Always I have been a fan of little things. I had a wagon as a child, a little red one, and used to drag it around the garden and to houses checking if anyone had any “little things” to spare. I favored tiny objects: a plastic monkey from Barrel of Monkeys, a ceramic owl, a broken tiny figurine, a fancy shaped rock.
My passion for small things extended to books. Even now, my faves are 03, (74 tiny pages), Briar Rose by Coover, (86) Theseus by Gide (51). And I’d rather have ten pages of Aristophanes than 100,000 of old English verse.

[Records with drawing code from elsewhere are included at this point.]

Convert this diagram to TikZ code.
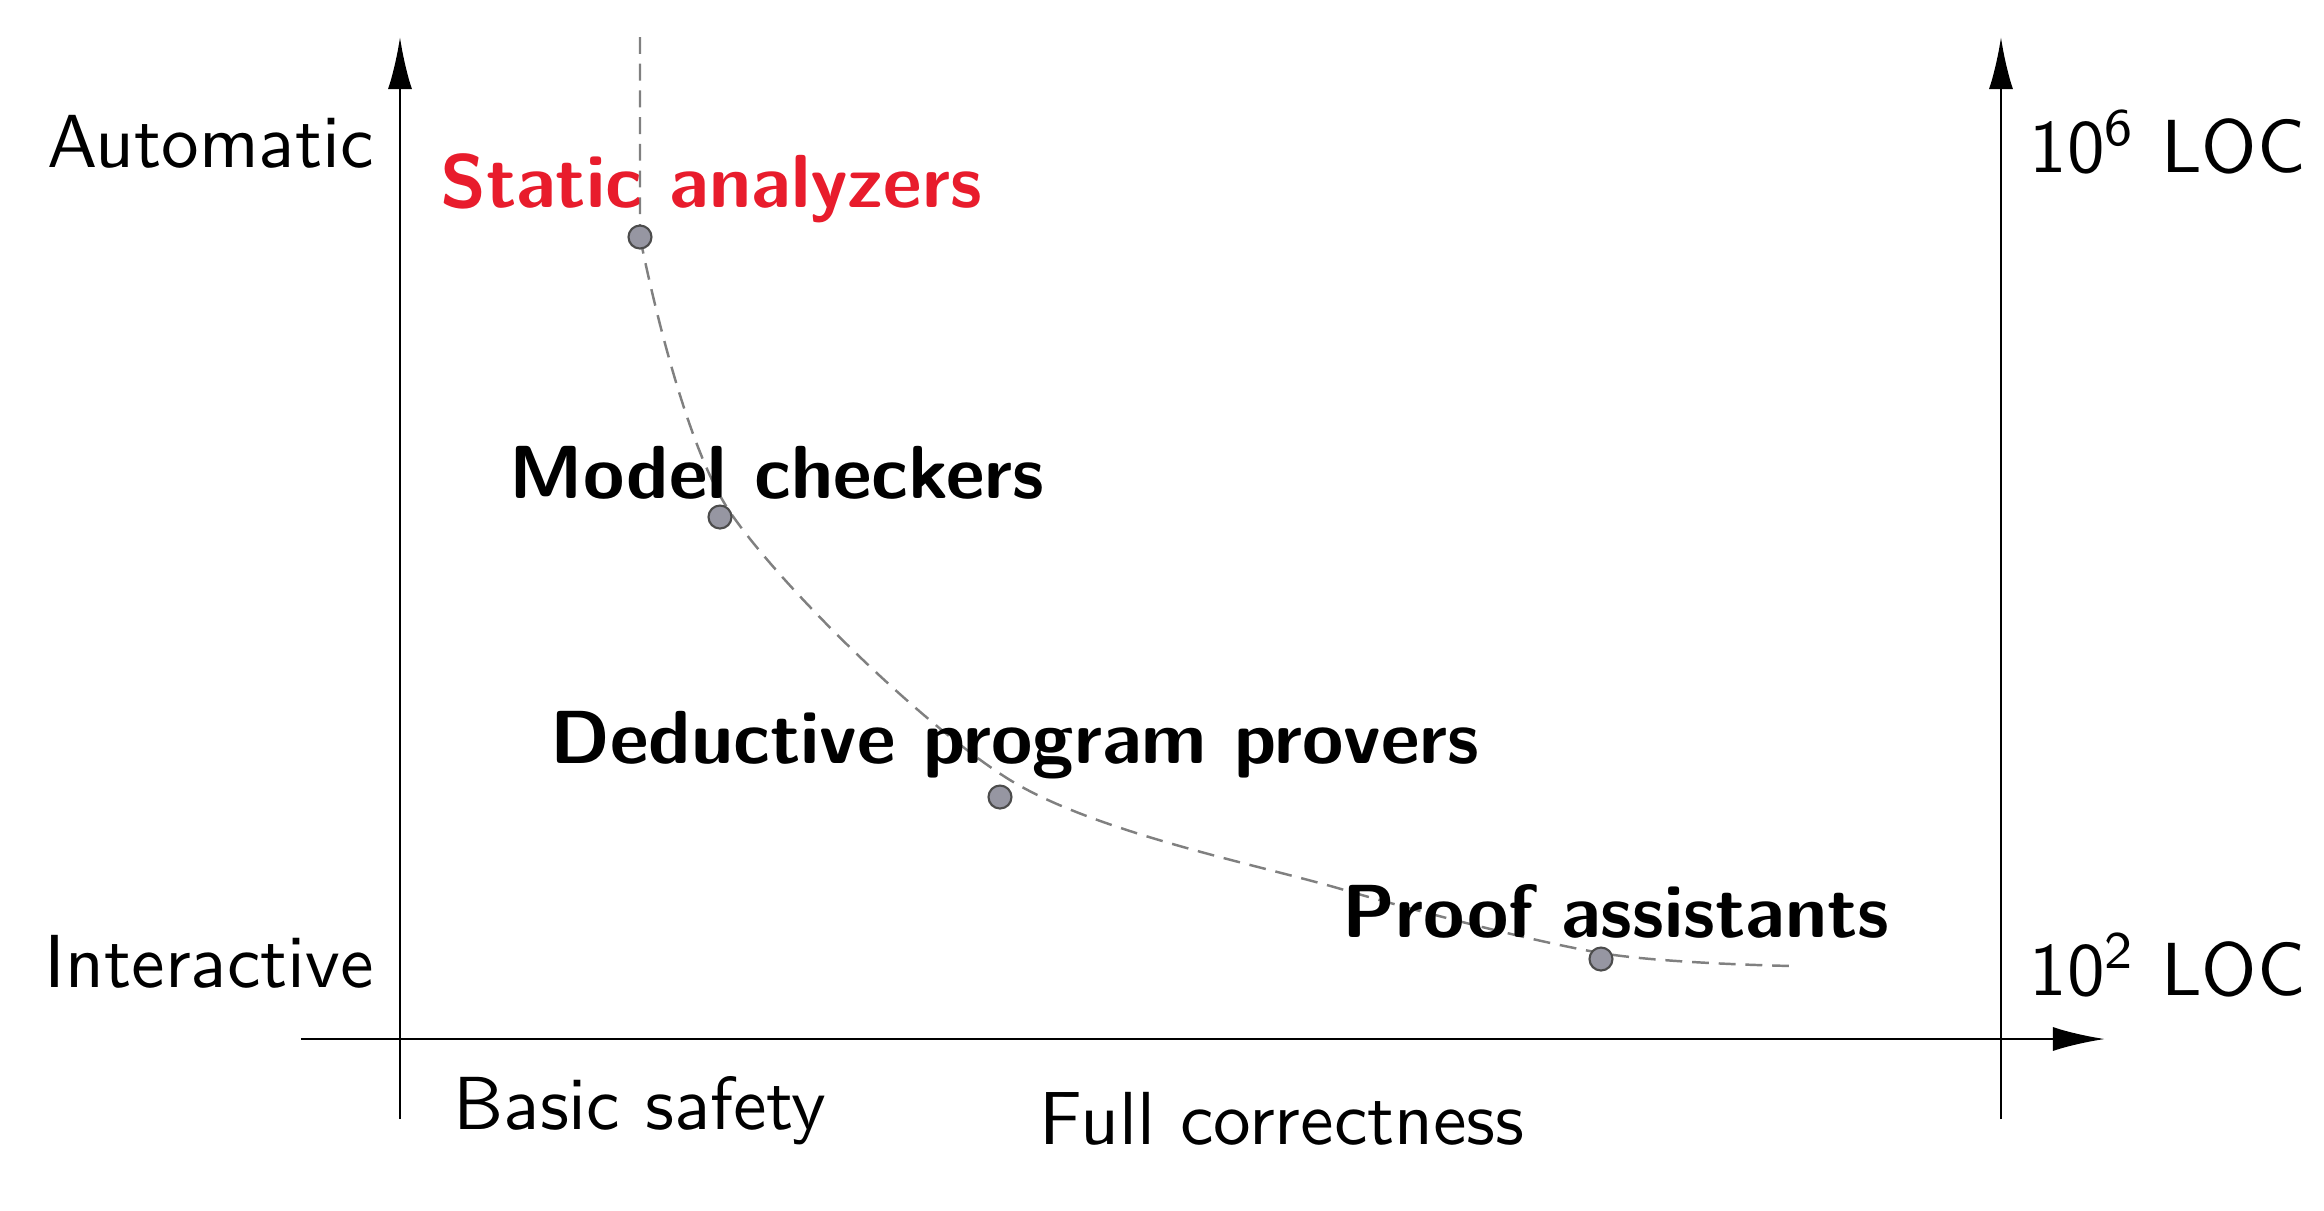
\documentclass[tikz,border=0pt]{standalone}
\usepackage{tikz}
\usetikzlibrary{positioning, arrows.meta, shapes}
\definecolor{alertred}{RGB}{232,28,44}
\definecolor{dotgray}{RGB}{150,150,162}
\tikzstyle{axis} = [thin, -{Latex[length=2.6mm,width=1.2mm]}]
\tikzstyle{tick} = [font=\sffamily\fontsize{10.7}{13}\selectfont, inner sep=0pt]
\tikzstyle{tool} = [font=\sffamily\bfseries\fontsize{10.7}{13}\selectfont, inner sep=0pt]
\tikzstyle{dot} = [circle, draw=black!70, fill=dotgray, minimum size=1.15mm, inner sep=0pt, line width=0.3pt]
\tikzstyle{frontier} = [gray, line width=0.35pt, dash pattern=on 2.4pt off 1.4pt]

\begin{document}
\begin{tikzpicture}[x=0.5cm, y=-0.5cm]
      \useasboundingbox (0,0) rectangle (23.24,12.10);
      % axes
      \coordinate (ybot) at (4.00,11.19);
      \coordinate (ytop) at (4.00,0.37);
      \coordinate (xleft) at (3.01,10.39);
      \coordinate (xright) at (21.05,10.39);
      \coordinate (rbot) at (20.01,11.19);
      \coordinate (rtop) at (20.01,0.37);
      \draw[axis] (ybot) -- (ytop);
      \draw[axis] (xleft) -- (xright);
      \draw[axis] (rbot) -- (rtop);

      \node[tick, anchor=east] (auto) at (3.75,1.42) {Automatic};
      \node[tick, anchor=east] (inter) at (3.75,9.62) {Interactive};
      \node[tick, anchor=west] (hiloc) at (20.28,1.42) {10\textsuperscript{6} LOC};
      \node[tick, anchor=west] (loloc) at (20.28,9.65) {10\textsuperscript{2} LOC};
      \node[tick] (basic) at (6.40,11.11) {Basic safety};
      \node[tick] (full) at (12.82,11.19) {Full correctness};

      % trade-off curve
      \coordinate (c0) at (6.40,0.37);
      \coordinate (c1) at (6.40,2.37);
      \coordinate (c2) at (7.30,5.12);
      \coordinate (c3) at (10.10,7.80);
      \coordinate (c4) at (13.41,8.89);
      \coordinate (c5) at (16.01,9.53);
      \coordinate (c6) at (17.93,9.66);
      \draw[frontier] (c0) -- (c1) plot[smooth, tension=0.5] coordinates {(c1) (c2) (c3) (c4) (c5) (c6)};
      \node[dot] (sa) at (6.40,2.37) {};
      \node[dot] (mc) at (7.20,5.17) {};
      \node[dot] (dp) at (10.00,7.97) {};
      \node[dot] (pa) at (16.01,9.59) {};

      \node[tool, text=alertred] (salabel) at (7.11,1.88) {Static analyzers};
      \node[tool] (mclabel) at (7.77,4.73) {Model checkers};
      \node[tool] (dplabel) at (10.15,7.45) {Deductive program provers};
      \node[tool] (palabel) at (16.16,9.11) {Proof assistants};
    \end{tikzpicture}
\end{document}
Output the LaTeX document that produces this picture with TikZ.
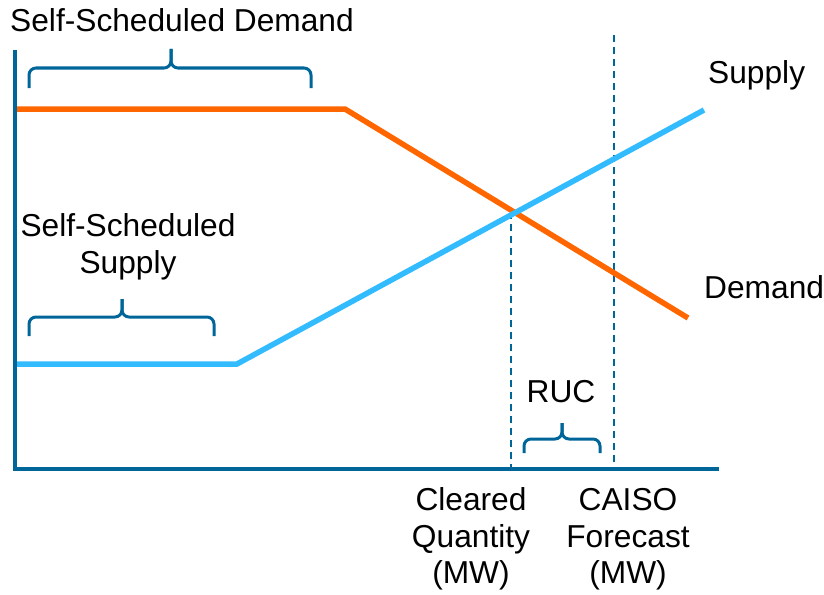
\documentclass[tikz,border=0pt]{standalone}
\usepackage{fontspec}
\setmainfont{Liberation Sans}
\definecolor{axisblue}{RGB}{0,102,153}
\definecolor{demorange}{RGB}{255,102,0}
\definecolor{suplblue}{RGB}{51,187,255}
\begin{document}
\begin{tikzpicture}[x=1pt,y=-1pt,
  axisline/.style={draw=axisblue,line width=4pt},
  curve/.style={line width=5.5pt},
  guide/.style={draw=axisblue,line width=1.8pt,dash pattern=on 7pt off 5pt},
  brace/.style={draw=axisblue,line width=3pt,rounded corners=7pt},
  lbl/.style={inner sep=0pt,font=\fontsize{31.7}{37}\selectfont,text=black}]
\useasboundingbox (0,0) rectangle (824,594);
% axes
\coordinate (ytop) at (15,50);
\coordinate (orig) at (15,469);
\coordinate (xend) at (719,469);
\draw[axisline] (ytop) -- (orig) -- (xend);
% guides
\coordinate (cq) at (511,212);
\coordinate (cqb) at (511,467);
\coordinate (cf) at (614,35);
\coordinate (cfb) at (614,467);
\draw[guide] (cq) -- (cqb);
\draw[guide] (cf) -- (cfb);
% demand
\coordinate (d0) at (17,109);
\coordinate (d1) at (345,109);
\coordinate (d2) at (688,318);
\draw[curve,demorange] (d0) -- (d1) -- (d2);
% supply
\coordinate (s0) at (17,364);
\coordinate (s1) at (237,364);
\coordinate (s2) at (704,110);
\draw[curve,suplblue] (s0) -- (s1) -- (s2);
% braces
\draw[brace] (29,88) -- (29,68) -- (171,68) -- (171,49);
\draw[brace] (311,88) -- (311,68) -- (171,68) -- (171,49);
\draw[brace] (29,336) -- (29,317) -- (122,317) -- (122,299);
\draw[brace] (214,336) -- (214,317) -- (122,317) -- (122,299);
\draw[brace] (524,453) -- (524,439) -- (562,439) -- (562,423);
\draw[brace] (600,453) -- (600,439) -- (562,439) -- (562,423);
% labels
\node[lbl,anchor=base west] (ssd) at (10,32) {Self-Scheduled Demand};
\node[lbl,anchor=base west] (sup) at (708,83) {Supply};
\node[lbl,anchor=base west] (dem) at (704,298) {Demand};
\node[lbl,anchor=base] (sss1) at (128,236) {Self-Scheduled};
\node[lbl,anchor=base] (sss2) at (128,273) {Supply};
\node[lbl,anchor=base] (ruc) at (561,402) {RUC};
\node[lbl,anchor=base] (cq1) at (471,510) {Cleared};
\node[lbl,anchor=base] (cq2) at (471,547) {Quantity};
\node[lbl,anchor=base] (cq3) at (471,583) {(MW)};
\node[lbl,anchor=base] (cf1) at (628,510) {CAISO};
\node[lbl,anchor=base] (cf2) at (628,547) {Forecast};
\node[lbl,anchor=base] (cf3) at (628,583) {(MW)};
\end{tikzpicture}
\end{document}
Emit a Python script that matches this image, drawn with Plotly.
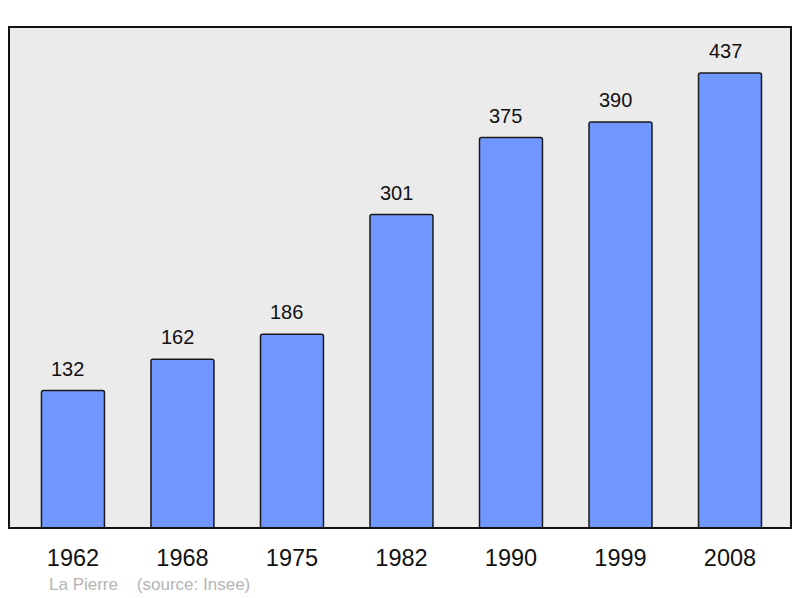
import plotly.graph_objects as go

years = ["1962", "1968", "1975", "1982", "1990", "1999", "2008"]
population = [132, 162, 186, 301, 375, 390, 437]
town = "La Pierre"
source = "(source: Insee)"

fig = go.Figure()
fig.add_trace(go.Bar(
    x=years, y=population,
    marker=dict(color="#7096ff", line=dict(color="#1a1a1a", width=1.5), cornerradius=2),
    width=0.575,
    hoverinfo="skip",
))

for i, v in enumerate(population):
    fig.add_annotation(x=i, y=v, text=str(v), showarrow=False, yshift=22, xshift=-5,
                       font=dict(size=20, color="#111111"), yanchor="middle")

fig.add_annotation(xref="paper", yref="paper", x=0.048, y=-0.112, xanchor="left", yanchor="middle",
                   text=town + "&nbsp;&nbsp;&nbsp;&nbsp;" + source, showarrow=False,
                   font=dict(size=17, color="#b4b4b4"))

fig.add_shape(type="rect", xref="paper", yref="paper", x0=0, y0=0, x1=1, y1=1,
              line=dict(color="#111111", width=2), layer="above")

fig.update_layout(
    width=792, height=590,
    margin=dict(l=1, r=9, t=19, b=70),
    paper_bgcolor="white", plot_bgcolor="#ebebeb",
    font=dict(family="Liberation Sans, Arial, sans-serif"),
    showlegend=False,
    xaxis=dict(type="category", range=[-0.584, 6.557], showgrid=False, zeroline=False,
               ticks="outside", ticklen=9, tickcolor="rgba(0,0,0,0)",
               tickfont=dict(size=23.5, color="#111111")),
    yaxis=dict(range=[0, 481.2], showgrid=False, zeroline=False, showticklabels=False),
)

fig.write_html("out.html")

As a teenager, one of my favorite discoveries was Seventh Heaven by Patti Smith: 47 pages, in a tiny little white paperback, and with the following poem, in its entirety, about Marianne Faithfull:
I was born in Hampstead. My mother wasn’t
screaming so they didn’t believe she was in
labor. Later I went to convent school. Later
I rode in leather. Later I took some sleeping
pills. I needed to lose
Jane Eyre is tiny, too, at least my 1932 edition is. So is Smith of Wooton Major. Could it be that small terrors must be contained in small spaces? That striving to fit all we can into into a tiny box or space or form or page, is a way to control that emotion, that experience, that pain. Lynne Tillman, having recently received my 52 Men galley kindly sent me her little book, above, the 58-page Weird Fucks. And it’s all there: the intensity, the glee, the intelligence, the pain and the loss and the making of her, we, us.